──────── INFORMATION SHOWN
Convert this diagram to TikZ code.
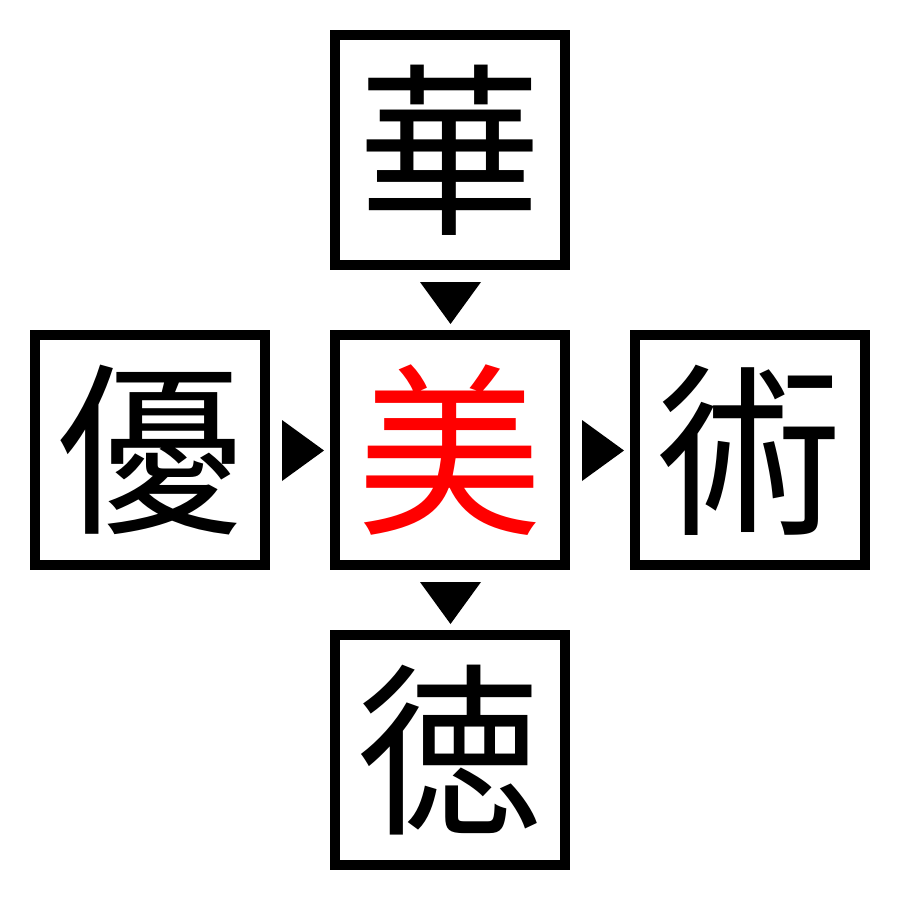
\documentclass[tikz,border=0pt]{standalone}
\usepackage{fontspec}
\usetikzlibrary{calc}
\newfontfamily\cjk{Noto Sans CJK JP}
\begin{document}
\begin{tikzpicture}[x=1pt,y=-1pt,
  charbox/.style={draw=black,line width=10pt,minimum size=230pt,inner sep=0pt,font=\cjk\fontsize{185pt}{185pt}\selectfont},
  tri/.style={fill=black,draw=none}]
\useasboundingbox (0,0) rectangle (900,900);
\node[charbox] (top) at (450,150) {華};
\node[charbox] (left) at (150,450) {優};
\node[charbox,text=red] (mid) at (450,450) {美};
\node[charbox] (right) at (750,450) {術};
\node[charbox] (bot) at (450,750) {徳};
\coordinate (a1) at ($(top.south)!0.5!(mid.north)$);
\coordinate (a2) at ($(mid.south)!0.5!(bot.north)$);
\coordinate (a3) at ($(left.east)!0.5!(mid.west)$);
\coordinate (a4) at ($(mid.east)!0.5!(right.west)$);
\fill[tri] ($(a1)+(-30,-18)$) -- ($(a1)+(31,-18)$) -- ($(a1)+(0.5,24)$) -- cycle;
\fill[tri] ($(a2)+(-30,-18)$) -- ($(a2)+(31,-18)$) -- ($(a2)+(0.5,24)$) -- cycle;
\fill[tri] ($(a3)+(-18,-30)$) -- ($(a3)+(-18,31)$) -- ($(a3)+(24,0.5)$) -- cycle;
\fill[tri] ($(a4)+(-18,-30)$) -- ($(a4)+(-18,31)$) -- ($(a4)+(24,0.5)$) -- cycle;
\end{tikzpicture}
\end{document}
────────────────
*AIM OF THE TASK*.
Extract every line of the data exactly; pictures stay out.

*SOLUTION*.
Convert this diagram to TikZ code.
\documentclass[tikz,border=0pt]{standalone}
\usepackage{fontspec}
\usetikzlibrary{calc}
\newfontfamily\cjk{Noto Sans CJK JP}
\begin{document}
\begin{tikzpicture}[x=1pt,y=-1pt,
  charbox/.style={draw=black,line width=10pt,minimum size=230pt,inner sep=0pt,font=\cjk\fontsize{185pt}{185pt}\selectfont},
  tri/.style={fill=black,draw=none}]
\useasboundingbox (0,0) rectangle (900,900);
\node[charbox] (top) at (450,150) {華};
\node[charbox] (left) at (150,450) {優};
\node[charbox,text=red] (mid) at (450,450) {美};
\node[charbox] (right) at (750,450) {術};
\node[charbox] (bot) at (450,750) {徳};
\coordinate (a1) at ($(top.south)!0.5!(mid.north)$);
\coordinate (a2) at ($(mid.south)!0.5!(bot.north)$);
\coordinate (a3) at ($(left.east)!0.5!(mid.west)$);
\coordinate (a4) at ($(mid.east)!0.5!(right.west)$);
\fill[tri] ($(a1)+(-30,-18)$) -- ($(a1)+(31,-18)$) -- ($(a1)+(0.5,24)$) -- cycle;
\fill[tri] ($(a2)+(-30,-18)$) -- ($(a2)+(31,-18)$) -- ($(a2)+(0.5,24)$) -- cycle;
\fill[tri] ($(a3)+(-18,-30)$) -- ($(a3)+(-18,31)$) -- ($(a3)+(24,0.5)$) -- cycle;
\fill[tri] ($(a4)+(-18,-30)$) -- ($(a4)+(-18,31)$) -- ($(a4)+(24,0.5)$) -- cycle;
\end{tikzpicture}
\end{document}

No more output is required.